The ladies questions raised a few eyebrows again. The people in our four seat booth – the young couple, Amber and I, didn’t say anything with our words but our glances at each other said, “this has been an interesting tram ride!”

The man was very patient. He answered every question the lady asked him.

We were witness to a fascinating conversation. The gentle way the man’s intuition summed up that the lady was tipsy, and meant no harm, gave her permission in turn to take the conversation deeper and deeper.

We heard her talk about a documentary she had seen that week on TV. She connected it with the murder of the soldier in London – the program was about Islamic fundamentalism.

As she spoke, you detected that the lady was qualifying as she heard more of the man’s story, “Of course fundamentalism is the same in all religions... it has tragic effects whether it is Christian fundamentalism or any other religion, not just Islamic extremism.”

“That’s right" said the man. "I am a muslim but those men in London don’t represent me. Their behaviour is against Islam... all of the big religions ask us not to hurt another human. In fact, even as a muslim man, I have been affected first hand by Islamic fundamentalism...”

And so his story was told and the lady listened. Amber and I and the couple and everyone around couldn’t help but eavesdrop. For the second time that night, the place we were in went unusually quiet...

We heard how his particular tribe in Afghanistan had been a happy group of people. He remembered untroubled times when with his tribe, there was singing, dancing and regular celebrating. Then the Taliban came. They took some of his friends, and then his brother-in-law. They learnt that all of them were killed.

When he was a teenager he came to Australia. Because of the danger... because he is now ‘Australia’s responsibility’, as he put it, he can’t go back to Afghanistan. The only way he can see his family is if they come to the border and cross into Pakistan.
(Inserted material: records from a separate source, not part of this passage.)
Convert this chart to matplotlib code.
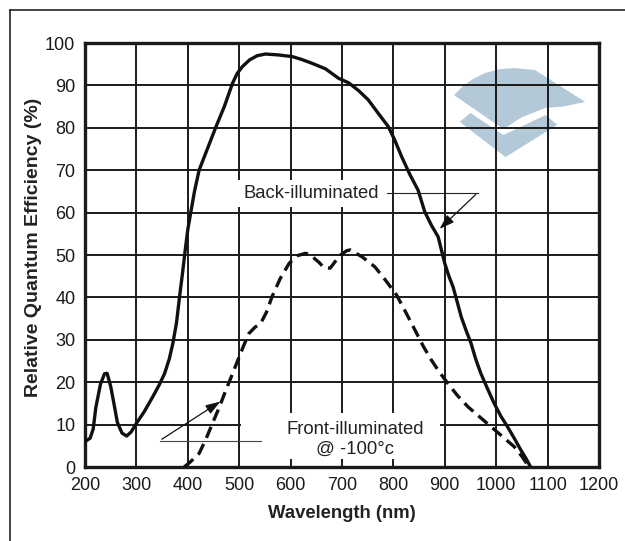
import numpy as np
import matplotlib.pyplot as plt
from matplotlib.patches import Polygon, Rectangle
from matplotlib.lines import Line2D

# back-illuminated curve (nm, %)
back_nm = [200, 210, 216, 221, 230, 238, 243, 250, 257, 263, 272, 281, 290, 300,
           315, 332, 345, 355, 364, 371, 378, 384, 390, 395, 400, 406, 413, 422,
           438, 455, 471, 487, 496, 506, 520, 535, 551, 575, 603, 622, 642, 668,
           693, 713, 732, 751, 770, 790, 803, 816, 832, 848, 861, 874, 887, 900,
           908, 916, 924, 932, 942, 951, 960, 970, 983, 996, 1009, 1022, 1035,
           1048, 1058, 1067]
back_qe = [6.0, 6.8, 9, 14, 19.5, 22, 22.1, 19, 14.5, 10.5, 8, 7.3, 8.3, 10.3,
           13, 16.6, 19.5, 22.1, 25.5, 29.2, 34, 40.2, 46, 51.2, 56, 60.2, 65, 70,
           75, 80.3, 85, 90.5, 92.8, 94.4, 96, 97, 97.4, 97.2, 96.8, 96.1, 95.2, 93.9,
           91.7, 90.6, 88.8, 86.6, 83.5, 80.3, 77, 73.2, 69, 65.3, 60.2, 57, 54.3, 48.0,
           45, 42.5, 39, 35.4, 32, 29.2, 25.5, 22.1, 18.5, 15.0, 12, 9.5, 6.8,
           4.0, 2, 0]

# front-illuminated curve @ -100 C
front_nm = [393, 405, 422, 435, 448, 461, 474, 487, 500, 510, 519, 531, 542, 553,
            564, 580, 597, 612, 629, 640, 648, 655, 665, 677, 687, 697, 709, 716,
            740, 764, 785, 806, 824, 842, 858, 874, 890, 906, 925, 945, 968, 990,
            1012, 1035, 1050, 1064]
front_qe = [0, 1.2, 3.2, 6.5, 10.3, 14, 18.1, 22, 26, 29, 31.5, 33, 33.9, 36.5,
            40.2, 44.5, 48, 49.8, 50.4, 50, 49, 48.3, 47, 46.9, 48.5, 50, 51, 51.2,
            49.5, 47.2, 44, 40.6, 36.5, 32.3, 28.5, 25.2, 22.3, 19.7, 16.8, 14.2, 11.8, 9.5,
            7.2, 4.8, 2.5, 0]

x_ticks = [200, 300, 400, 500, 600, 700, 800, 900, 1000, 1100, 1200]
y_ticks = [0, 10, 20, 30, 40, 50, 60, 70, 80, 90, 100]

# watermark logo outline (nm, %)
logo_top = [(918, 87.7), (935, 89.8), (955, 91.5), (978, 92.9), (1005, 93.8),
            (1036, 94.1), (1076, 93.6), (1173, 86.1), (1130, 85.0), (1096, 84.7),
            (1050, 82.5), (1014, 79.7)]
logo_chev = [(929, 81.4), (950, 83.5), (1014, 78.3), (1096, 83.0), (1119, 80.7),
             (1018, 73.1)]

fnt = ['Liberation Sans', 'DejaVu Sans']
plt.rcParams['font.family'] = fnt

fig = plt.figure(figsize=(6.25, 5.41), dpi=100)
ax = fig.add_axes([85/625, 74/541, 514/625, 424/541])

ax.add_patch(Polygon(logo_top, closed=True, fc='#b4c9d7', ec='none', zorder=0))
ax.add_patch(Polygon(logo_chev, closed=True, fc='#b4c9d7', ec='none', zorder=0))

ax.set_xlim(200, 1200)
ax.set_ylim(0, 100)
ax.set_xticks(x_ticks)
ax.set_yticks(y_ticks)
ax.grid(True, color='#1a1a1a', lw=1.4, zorder=1)
ax.set_axisbelow(True)
ax.tick_params(length=0, labelsize=13, colors='#1a1a1a')
ax.tick_params(axis='x', pad=7)
ax.tick_params(axis='y', pad=7)
for s in ax.spines.values():
    s.set_linewidth(2.4)
    s.set_color('#1a1a1a')

# white boxes behind the labels (they cut the grid)
ax.add_patch(Rectangle((496, 61.3), 290, 6.4, fc='white', ec='none', zorder=2))
ax.add_patch(Rectangle((504, 2.0), 386, 10.7, fc='white', ec='none', zorder=2))

ax.plot(back_nm, back_qe, color='#111111', lw=2.4, solid_joinstyle='round',
        solid_capstyle='round', zorder=4)
ax.plot(front_nm, front_qe, color='#111111', lw=2.4, ls=(0, (3.6, 2.0)), zorder=4)

ax.text(641, 64.4, 'Back-illuminated', ha='center', va='center', fontsize=13.3,
        color='#222222', zorder=3)
ax.text(725, 6.5, 'Front-illuminated\n@ -100°c', ha='center', va='center',
        fontsize=13.3, color='#222222', linespacing=1.2, zorder=3)

# leader lines and arrows
ax.plot([788, 964], [64.7, 64.7], color='#222222', lw=0.8, zorder=5)
ax.annotate('', xy=(886, 55.7), xytext=(964, 64.7),
            arrowprops=dict(arrowstyle='-|>,head_length=0.9,head_width=0.3',
                            color='#111111', lw=0.9), zorder=5)
ax.plot([345, 542], [6.2, 6.2], color='#444444', lw=0.8, zorder=5)
ax.annotate('', xy=(468, 15.8), xytext=(345, 6.2),
            arrowprops=dict(arrowstyle='-|>,head_length=0.9,head_width=0.3',
                            color='#111111', lw=0.9), zorder=5)

ax.set_xlabel('Wavelength (nm)', fontsize=13.3, fontweight='bold',
              color='#222222', labelpad=8)
ax.set_ylabel('Relative Quantum Efficiency (%)', fontsize=14, fontweight='bold',
              color='#222222')
ax.yaxis.set_label_coords(-0.083, 0.519)

# outer frame, left and top edges only
fig.add_artist(Line2D([10/625, 10/625], [0, 1 - 10/541], transform=fig.transFigure,
                      color='#222222', lw=1.2))
fig.add_artist(Line2D([10/625, 1], [1 - 10/541, 1 - 10/541], transform=fig.transFigure,
                      color='#222222', lw=1.2))

fig.savefig('out.png', dpi=100)
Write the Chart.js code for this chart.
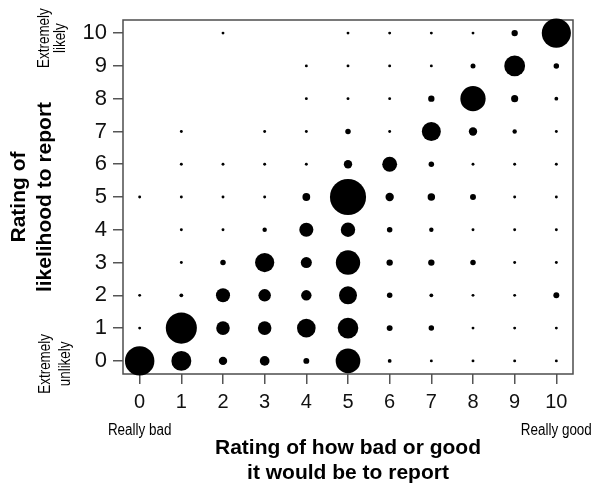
<!DOCTYPE html>
<html><head><meta charset="utf-8">
<script src="https://cdn.jsdelivr.net/npm/chart.js@4.4.1/dist/chart.umd.min.js"></script>
<style>html,body{margin:0;padding:0;background:#fff}</style>
</head><body>
<canvas id="c" width="600" height="486"></canvas>
<script>
// Ratings on each axis
const goodRatings = [0, 1, 2, 3, 4, 5, 6, 7, 8, 9, 10];
const likelyRatings = [0, 1, 2, 3, 4, 5, 6, 7, 8, 9, 10];
const xTickLabels = ['0', '1', '2', '3', '4', '5', '6', '7', '8', '9', '10'];
const yTickLabels = ['0', '1', '2', '3', '4', '5', '6', '7', '8', '9', '10'];

// Estimated counts: one array per likelihood rating, indexed by bad/good rating 0..10
const countsLikely0  = [186,  83, 13, 18,  6, 129,  2,  1,   1,  1,   1];
const countsLikely1  = [  1, 208, 37, 37, 72,  89,  6,  5,   1,  1,   1];
const countsLikely2  = [  1,   2, 40, 31, 21,  67,  5,  2,   1,  1,   6];
const countsLikely3  = [  0,   1,  5, 77, 24, 126,  7,  7,   5,  1,   1];
const countsLikely4  = [  0,   1,  1,  3, 40,  42,  5,  3,   1,  1,   1];
const countsLikely5  = [  1,   1,  1,  1, 11, 283, 13, 10,   6,  1,   1];
const countsLikely6  = [  0,   1,  1,  1,  1,  13, 45,  5,   1,  1,   1];
const countsLikely7  = [  0,   1,  0,  1,  1,   5,  1, 75,  13,  3,   1];
const countsLikely8  = [  0,   0,  0,  0,  1,   1,  1,  7, 136,  9,   2];
const countsLikely9  = [  0,   0,  0,  0,  1,   1,  1,  1,   4, 91,   5];
const countsLikely10 = [  0,   0,  1,  0,  0,   1,  1,  1,   1,  7, 182];

const countRows = [countsLikely0, countsLikely1, countsLikely2, countsLikely3, countsLikely4,
  countsLikely5, countsLikely6, countsLikely7, countsLikely8, countsLikely9, countsLikely10];

const points = [];
likelyRatings.forEach((yv, i) => {
  goodRatings.forEach((xv, j) => {
    const n = countRows[i][j];
    if (n > 0) points.push({ x: xv, y: yv, r: 0.4 + 1.05 * Math.sqrt(n) });
  });
});

const SANS = "'Liberation Sans', Arial, Helvetica, sans-serif";

function drawText(ctx, text, x, y, font, rotate, squeeze) {
  ctx.save();
  ctx.translate(x, y);
  if (rotate) ctx.rotate(-Math.PI / 2);
  if (squeeze) ctx.scale(squeeze, 1);
  ctx.font = font;
  ctx.textAlign = 'center';
  ctx.textBaseline = 'middle';
  ctx.fillText(text, 0, 0);
  ctx.restore();
}

const decor = {
  id: 'decor',
  beforeDatasetsDraw(chart) {
    const { ctx, chartArea: a } = chart;
    ctx.save();
    ctx.strokeStyle = '#4d4d4d';
    ctx.lineWidth = 1.5;
    ctx.strokeRect(a.left, a.top, a.right - a.left, a.bottom - a.top);
    ctx.restore();
  },
  afterDraw(chart) {
    const { ctx, chartArea: a, scales } = chart;
    const xs = scales.x, ys = scales.y;
    ctx.save();
    ctx.fillStyle = '#000';
    const bold = 'bold 21px ' + SANS;
    const small = '16px ' + SANS;
    // Y title
    const yMid = (a.top + a.bottom) / 2;
    drawText(ctx, 'Rating of', 19, yMid, bold, true);
    drawText(ctx, 'likelihood to report', 45, yMid, bold, true);
    // X title
    const xMid = (a.left + a.right) / 2;
    drawText(ctx, 'Rating of how bad or good', xMid, 448, bold);
    drawText(ctx, 'it would be to report', xMid, 473, bold);
    // Anchor labels
    drawText(ctx, 'Really bad', xs.getPixelForValue(goodRatings[0]), 431, small, false, 0.84);
    drawText(ctx, 'Really good', xs.getPixelForValue(goodRatings[goodRatings.length - 1]), 431, small, false, 0.84);
    const yTop = ys.getPixelForValue(likelyRatings[likelyRatings.length - 1]) + 5;
    drawText(ctx, 'Extremely', 45, yTop, small, true, 0.84);
    drawText(ctx, 'likely', 61, yTop, small, true, 0.84);
    const yBot = ys.getPixelForValue(likelyRatings[0]) + 3;
    drawText(ctx, 'Extremely', 46, yBot, small, true, 0.84);
    drawText(ctx, 'unlikely', 66, yBot, small, true, 0.84);
    ctx.restore();
  }
};

new Chart(document.getElementById('c'), {
  type: 'bubble',
  data: {
    datasets: [{
      data: points,
      backgroundColor: '#000',
      borderColor: '#000',
      borderWidth: 0,
      hoverBorderWidth: 0,
      clip: false
    }]
  },
  options: {
    responsive: false,
    devicePixelRatio: 1,
    animation: false,
    events: [],
    layout: { padding: { top: 20, right: 27, left: 0, bottom: 0 } },
    plugins: { legend: { display: false }, tooltip: { enabled: false } },
    scales: {
      x: {
        type: 'linear', min: -0.4, max: 10.4,
        afterBuildTicks: s => { s.ticks = goodRatings.map(v => ({ value: v })); },
        afterFit: s => { s.height = 112; },
        ticks: {
          callback: (v, i) => xTickLabels[i],
          font: { family: SANS, size: 20 }, color: '#111',
          padding: 6, autoSkip: false, maxRotation: 0
        },
        grid: { drawOnChartArea: false, drawTicks: true, tickLength: 10, color: '#555', lineWidth: 1.5 },
        border: { display: false }
      },
      y: {
        type: 'linear', min: -0.4, max: 10.4,
        afterBuildTicks: s => { s.ticks = likelyRatings.map(v => ({ value: v })); },
        afterFit: s => { s.width = 123; },
        ticks: {
          callback: (v, i) => yTickLabels[i],
          font: { family: SANS, size: 22 }, color: '#111',
          padding: 6, autoSkip: false
        },
        grid: { drawOnChartArea: false, drawTicks: true, tickLength: 10, color: '#555', lineWidth: 1.5 },
        border: { display: false }
      }
    }
  },
  plugins: [decor]
});
</script>
</body></html>
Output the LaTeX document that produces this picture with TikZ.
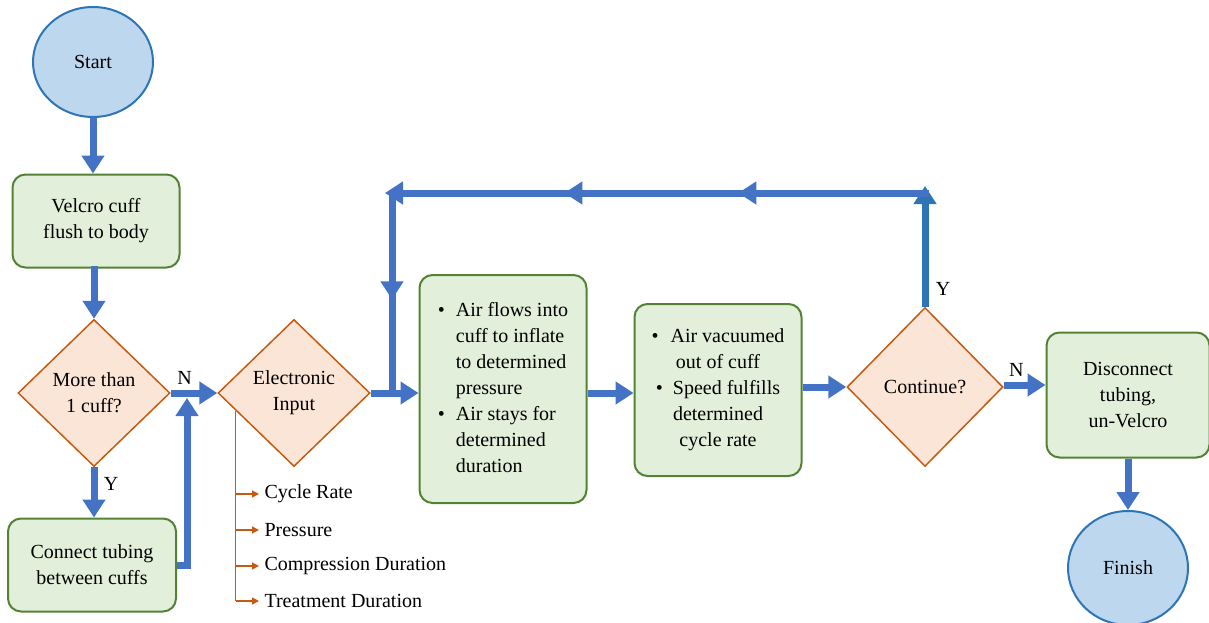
\documentclass[tikz,border=0pt]{standalone}
\usepackage{fontspec}
\setmainfont{Liberation Serif}
\newfontfamily\chartfont{Liberation Serif}
\usetikzlibrary{shapes.geometric,arrows.meta,calc,decorations.markings}

\definecolor{flowblue}{HTML}{4472C4}
\definecolor{loopblue}{HTML}{2E75B6}
\definecolor{termline}{HTML}{2E75B6}
\definecolor{termfill}{HTML}{BDD7EE}
\definecolor{boxline}{HTML}{548235}
\definecolor{boxfill}{HTML}{E2EFDA}
\definecolor{decline}{HTML}{C55A11}
\definecolor{decfill}{HTML}{FBE5D6}

\begin{document}
\begin{tikzpicture}
[
x=1pt, y=-1pt,
every node/.style={font=\chartfont\fontsize{20}{26}\selectfont, text=black},
terminal/.style={ellipse, draw=termline, fill=termfill, line width=2pt, minimum width=120pt, minimum height=110pt},
process/.style={rectangle, rounded corners=13pt, draw=boxline, fill=boxfill, line width=2pt, align=center, inner sep=0pt},
decision/.style={diamond, draw=decline, fill=decfill, line width=1.5pt, minimum width=152pt, minimum height=147pt, inner sep=0pt, align=center},
flow/.style={line width=7pt, flowblue, -{Triangle[length=18pt,width=22pt]}},
plain flow/.style={line width=7pt, flowblue},
param/.style={decline, line width=1.5pt, -{Triangle[length=7pt,width=7pt]}}
]
\useasboundingbox (0,0) rectangle (1209,623);

% left column
\node[terminal] (start) at (93,62) {Start};
\node[process, minimum width=167pt, minimum height=93pt] (velcro) at (96,221) {Velcro cuff\\flush to body};
\node[decision] (more) at (94,393) {More than\\1 cuff?};
\node[process, minimum width=168pt, minimum height=93pt] (connect) at (92,565) {Connect tubing\\between cuffs};

% middle row
\node[decision] (elec) at (294,393) {Electronic\\Input};
\node[process, minimum width=167pt, minimum height=228pt] (inflate) at (503,389)
  {\begin{tabular}{@{}c@{\hspace{11pt}}l@{}}
   \textbullet & Air flows into\\ & cuff to inflate\\ & to determined\\ & pressure\\
   \textbullet & Air stays for\\ & determined\\ & duration
   \end{tabular}};
\node[process, minimum width=167pt, minimum height=172pt] (vacuum) at (718,390)
  {\textbullet\hspace{12pt}Air vacuumed\\out of cuff\\\textbullet\hspace{10pt}Speed fulfills\\determined\\cycle rate};
\node[decision, minimum width=156pt, minimum height=159pt] (cont) at (925,387) {Continue?};
\node[process, minimum width=163pt, minimum height=125pt] (disc) at (1128,395) {Disconnect\\tubing,\\un-Velcro};
\node[terminal, minimum height=114pt] (finish) at (1128,568) {Finish};

% electronic input parameters
\node[anchor=west] (cr) at (261,494) {Cycle Rate};
\node[anchor=west] (pr) at (261,530) {Pressure};
\node[anchor=west] (cd) at (261,566) {Compression Duration};
\node[anchor=west] (td) at (261,601) {Treatment Duration};
\coordinate (sp) at ($(elec.west)!0.24!(elec.south)$);
\draw[decline, line width=1.5pt] (sp) -- (sp |- td.west);
\foreach \n in {cr,pr,cd,td}
  \draw[param] (sp |- \n.west) -- ([xshift=-2pt]\n.west);

% main flow
\draw[flow] (start.south |- velcro.north) ++(0,-56) -- (start.south |- velcro.north);
\draw[flow] (more.north) ++(0,-53) -- (more.north);
\draw[flow] (more.east) -- node[above=2pt, pos=.3] {N} (elec.west);
\draw[flow] (more.south) -- node[right=3pt, pos=.33] {Y} (more.south |- connect.north);
\coordinate (join) at (187,398);
\draw[flow, line join=miter] (connect.east) -| (join);
\draw[flow] (elec.east) -- (elec.east -| inflate.west);
\draw[flow] (inflate.east |- 0,393) -- (vacuum.west |- 0,393);
\draw[flow] (vacuum.east |- 0,387) -- (cont.west);
\draw[flow] (cont.east |- 0,385) -- node[above=2pt, pos=.3] {N} (disc.west |- 0,385);
\draw[flow] (disc.south) -- (finish.north);

% repeat loop
\coordinate (tr) at (925,186);
\coordinate (tl) at (385,193);
\coordinate (back) at (392,393);
\draw[flow, loopblue] (cont.north) -- node[right=4pt, pos=.15] {Y} (tr);
\draw[flow, postaction={decorate}, decoration={markings,
    mark=at position 0.35 with {\arrow{Triangle[length=18pt,width=22pt]}},
    mark=at position 0.67 with {\arrow{Triangle[length=18pt,width=22pt]}}}]
  (928.5,193) -- (tl);
\draw[plain flow, postaction={decorate}, decoration={markings,
    mark=at position 0.54 with {\arrow{Triangle[length=18pt,width=22pt]}}}]
  (392,189.5) -- (back);
\end{tikzpicture}
\end{document}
He had managed to do that a couple of times, we think we heard him share with the lady.

The couple got off the tram and it wound around into Miller Street.

The man kept talking and shared that eventually he wants to bring his mother and family to Australia.

Amber distinctly heard him say, “but that is a dream for the future.”

The tram got to the Gilbert Road turn and the lady said, “This is my stop, I need to get off.” She sounded more quiet now.

“Thank you” she said.

“It was wonderful to talk with you. Nice to meet you.” A simple statement of gratitude by the man.

Two stops later it was Amber and my turn to get off. We walked down the side street to our home in West Preston where we have lived in peace for all of her life.

“You just never know what you’re going to get on that 112 tram, do you dad?” Amber remarked.

“Very true Amber,” I replied.

And quietly I thought back with some embarrassment to the way I had painted the man as a potential threat. I didn’t feel frightened any more. I had heard his story.

I felt grateful to have heard the man’s gentleness. I think it affected everyone within earshot of him on that tram ride home.

All I can say is that I hope his dream comes true.